Throughout the documentary, West is simply a benevolent hero, afforded by her grace and celebrity stature to change the lives of the wanting, reformed, and innocent. But that is also wholly untrue, regardless of whether West has come to see her involvement with the White House for what it was—a tool with which Trump could bludgeon supporters and the media. (Ignoring, completely, those many tortured and imprisoned immigrant people still held captive at our border.) Worse, the documentary does more than strip away the politics of her involvement with Trump, it strips away any contextual analysis of prisons at all. Viewers have our hands held as West, the documentarians, Cut50, and lawyers do their best to never tread too far into the specifics of why the prison system is “bad” or “unfair,” words thrown around quite a bit over its 120 minutes.

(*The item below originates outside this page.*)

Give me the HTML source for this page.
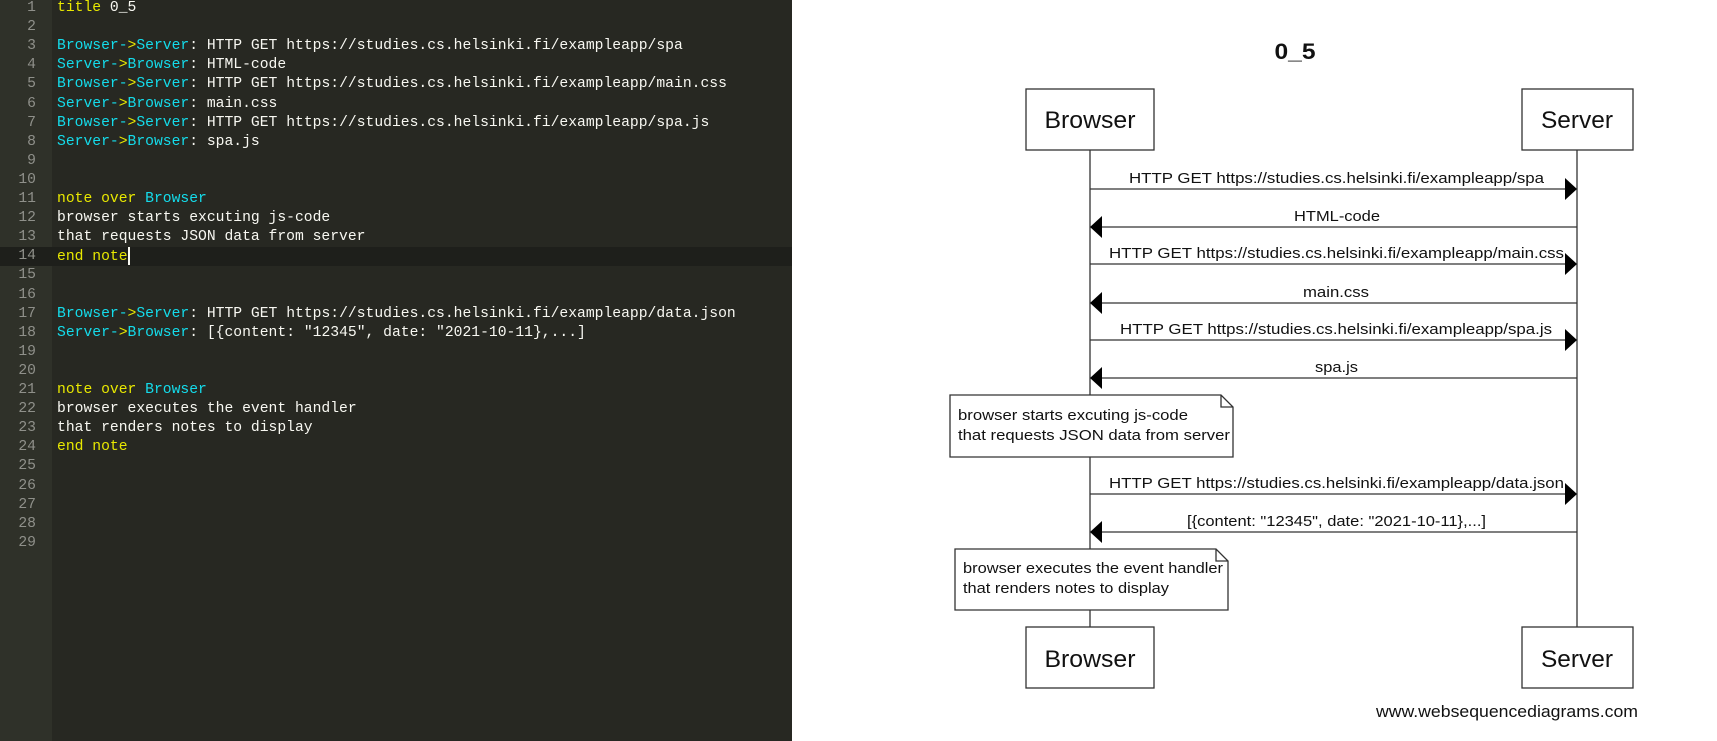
<!DOCTYPE html>
<html><head><meta charset="utf-8"><style>
html,body{margin:0;padding:0;width:1717px;height:741px;overflow:hidden;background:#fff;}
#ed{position:absolute;left:0;top:0;width:792px;height:741px;background:#272822;}
#gut{position:absolute;left:0;top:0;width:52px;height:741px;background:#2f3129;}
.act{position:absolute;left:0;width:792px;height:19px;background:#1e1f1b;}
.ln{position:absolute;left:0;height:19.1px;line-height:19.1px;font-family:"Liberation Mono",monospace;font-size:14.7px;white-space:pre;color:#f8f8f2;}
.num{position:absolute;width:36px;text-align:right;left:0;height:19.1px;line-height:19.1px;font-family:"Liberation Mono",monospace;font-size:14.7px;color:#8f908a;}
.y{color:#e8e800}.c{color:#14dceb}
svg{position:absolute;left:0;top:0;}
</style></head><body>
<div id="ed"><div id="gut"></div>
<div class="act" style="top:247px"></div>
</div>
<div style="position:absolute;left:0;top:1px">
<div class="num" style="top:-2px">1</div><div class="num" style="top:17.1px">2</div><div class="num" style="top:36.2px">3</div><div class="num" style="top:55.3px">4</div><div class="num" style="top:74.4px">5</div><div class="num" style="top:93.5px">6</div><div class="num" style="top:112.6px">7</div><div class="num" style="top:131.7px">8</div><div class="num" style="top:150.8px">9</div><div class="num" style="top:169.9px">10</div><div class="num" style="top:189px">11</div><div class="num" style="top:208.1px">12</div><div class="num" style="top:227.2px">13</div><div class="num" style="top:246.3px">14</div><div class="num" style="top:265.4px">15</div><div class="num" style="top:284.5px">16</div><div class="num" style="top:303.6px">17</div><div class="num" style="top:322.7px">18</div><div class="num" style="top:341.8px">19</div><div class="num" style="top:360.9px">20</div><div class="num" style="top:380px">21</div><div class="num" style="top:399.1px">22</div><div class="num" style="top:418.2px">23</div><div class="num" style="top:437.3px">24</div><div class="num" style="top:456.4px">25</div><div class="num" style="top:475.5px">26</div><div class="num" style="top:494.6px">27</div><div class="num" style="top:513.7px">28</div><div class="num" style="top:532.8px">29</div>
</div>
<div style="position:absolute;left:57px;top:1px">
<div class="ln" style="top:-2px"><span class="y">title</span> 0_5</div>
<div class="ln" style="top:36.2px"><span class="c">Browser-</span><span class="y">&gt;</span><span class="c">Server</span>: HTTP GET https://studies.cs.helsinki.fi/exampleapp/spa</div>
<div class="ln" style="top:55.3px"><span class="c">Server-</span><span class="y">&gt;</span><span class="c">Browser</span>: HTML-code</div>
<div class="ln" style="top:74.4px"><span class="c">Browser-</span><span class="y">&gt;</span><span class="c">Server</span>: HTTP GET https://studies.cs.helsinki.fi/exampleapp/main.css</div>
<div class="ln" style="top:93.5px"><span class="c">Server-</span><span class="y">&gt;</span><span class="c">Browser</span>: main.css</div>
<div class="ln" style="top:112.6px"><span class="c">Browser-</span><span class="y">&gt;</span><span class="c">Server</span>: HTTP GET https://studies.cs.helsinki.fi/exampleapp/spa.js</div>
<div class="ln" style="top:131.7px"><span class="c">Server-</span><span class="y">&gt;</span><span class="c">Browser</span>: spa.js</div>
<div class="ln" style="top:189px"><span class="y">note over</span> <span class="c">Browser</span></div>
<div class="ln" style="top:208.1px">browser starts excuting js-code</div>
<div class="ln" style="top:227.2px">that requests JSON data from server</div>
<div class="ln" style="top:246.3px"><span class="y">end note</span><span style="display:inline-block;width:2px;height:18px;background:#f8f8f0;vertical-align:middle"></span></div>
<div class="ln" style="top:303.6px"><span class="c">Browser-</span><span class="y">&gt;</span><span class="c">Server</span>: HTTP GET https://studies.cs.helsinki.fi/exampleapp/data.json</div>
<div class="ln" style="top:322.7px"><span class="c">Server-</span><span class="y">&gt;</span><span class="c">Browser</span>: [{content: "12345", date: "2021-10-11},...]</div>
<div class="ln" style="top:380px"><span class="y">note over</span> <span class="c">Browser</span></div>
<div class="ln" style="top:399.1px">browser executes the event handler</div>
<div class="ln" style="top:418.2px">that renders notes to display</div>
<div class="ln" style="top:437.3px"><span class="y">end note</span></div>
</div>
<svg width="1717" height="741" viewBox="0 0 1717 741" style="pointer-events:none">
<g font-family="Liberation Sans, Arial, sans-serif" fill="#111">
<text x="1295" y="59" font-size="22" font-weight="bold" text-anchor="middle" textLength="41" lengthAdjust="spacingAndGlyphs">0_5</text>
<g stroke="#333" stroke-width="1.3" fill="none">
<line x1="1090" y1="150" x2="1090" y2="627"/>
<line x1="1577" y1="150" x2="1577" y2="627"/>
<rect x="1026" y="89" width="128" height="61" fill="#fff"/>
<rect x="1522" y="89" width="111" height="61" fill="#fff"/>
<rect x="1026" y="627" width="128" height="61" fill="#fff"/>
<rect x="1522" y="627" width="111" height="61" fill="#fff"/>
<path d="M950 395 H1221 L1233 407 V457 H950 Z M1221 395 V407 H1233" fill="#fff"/>
<path d="M955 549 H1216 L1228 561 V610 H955 Z M1216 549 V561 H1228" fill="#fff"/>
<line x1="1090" y1="189" x2="1567" y2="189"/>
<line x1="1100" y1="227" x2="1577" y2="227"/>
<line x1="1090" y1="264" x2="1567" y2="264"/>
<line x1="1100" y1="303" x2="1577" y2="303"/>
<line x1="1090" y1="340" x2="1567" y2="340"/>
<line x1="1100" y1="378" x2="1577" y2="378"/>
<line x1="1090" y1="494" x2="1567" y2="494"/>
<line x1="1100" y1="532" x2="1577" y2="532"/>
</g>
<g fill="#000">
<path d="M1577 189 l-12 -11 v22 z"/><path d="M1577 264 l-12 -11 v22 z"/><path d="M1577 340 l-12 -11 v22 z"/><path d="M1577 494 l-12 -11 v22 z"/>
<path d="M1090 227 l12 -11 v22 z"/><path d="M1090 303 l12 -11 v22 z"/><path d="M1090 378 l12 -11 v22 z"/><path d="M1090 532 l12 -11 v22 z"/>
</g>
<g font-size="24" text-anchor="middle">
<text x="1090" y="128" textLength="91" lengthAdjust="spacingAndGlyphs">Browser</text>
<text x="1577" y="128" textLength="72" lengthAdjust="spacingAndGlyphs">Server</text>
<text x="1090" y="667" textLength="91" lengthAdjust="spacingAndGlyphs">Browser</text>
<text x="1577" y="667" textLength="72" lengthAdjust="spacingAndGlyphs">Server</text>
</g>
<g font-size="15">
<text x="1129" y="183" textLength="415" lengthAdjust="spacingAndGlyphs">HTTP GET https://studies.cs.helsinki.fi/exampleapp/spa</text>
<text x="1294" y="221" textLength="86" lengthAdjust="spacingAndGlyphs">HTML-code</text>
<text x="1109" y="258" textLength="455" lengthAdjust="spacingAndGlyphs">HTTP GET https://studies.cs.helsinki.fi/exampleapp/main.css</text>
<text x="1303" y="297" textLength="66" lengthAdjust="spacingAndGlyphs">main.css</text>
<text x="1120" y="334" textLength="432" lengthAdjust="spacingAndGlyphs">HTTP GET https://studies.cs.helsinki.fi/exampleapp/spa.js</text>
<text x="1315" y="372" textLength="43" lengthAdjust="spacingAndGlyphs">spa.js</text>
<text x="1109" y="488" textLength="455" lengthAdjust="spacingAndGlyphs">HTTP GET https://studies.cs.helsinki.fi/exampleapp/data.json</text>
<text x="1187" y="526" textLength="299" lengthAdjust="spacingAndGlyphs">[{content: "12345", date: "2021-10-11},...]</text>
<text x="958" y="420" textLength="230" lengthAdjust="spacingAndGlyphs">browser starts excuting js-code</text>
<text x="958" y="440" textLength="272" lengthAdjust="spacingAndGlyphs">that requests JSON data from server</text>
<text x="963" y="573" textLength="260" lengthAdjust="spacingAndGlyphs">browser executes the event handler</text>
<text x="963" y="593" textLength="206" lengthAdjust="spacingAndGlyphs">that renders notes to display</text>
<text x="1376" y="717" font-size="17" textLength="262" lengthAdjust="spacingAndGlyphs">www.websequencediagrams.com</text>
</g>
</g>
</svg>
</body></html>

Instead of naming the policies that overwhelmingly brutalize black men and women both inside and out prison system—structural racism, rampant policing, the militarization of the surveillance, a white supremacist capitalist government system—West’s analysis often boils down to: “Prisons should exist, but this is so sad.” She says this quite clearly when musing on David Sheppard’s case, telling viewers: “I understand that somebody who is involved in something should get time.” Why she “understands” this and what that “time” should entail are never explained. But from the rest of the documentary, it sounds an awful lot like prison, which West is supposedly fighting against. Perhaps then, she should study more textbooks before wading back into the White House or courtrooms, lest she inflict the same harms she has so tirelessly worked to undo.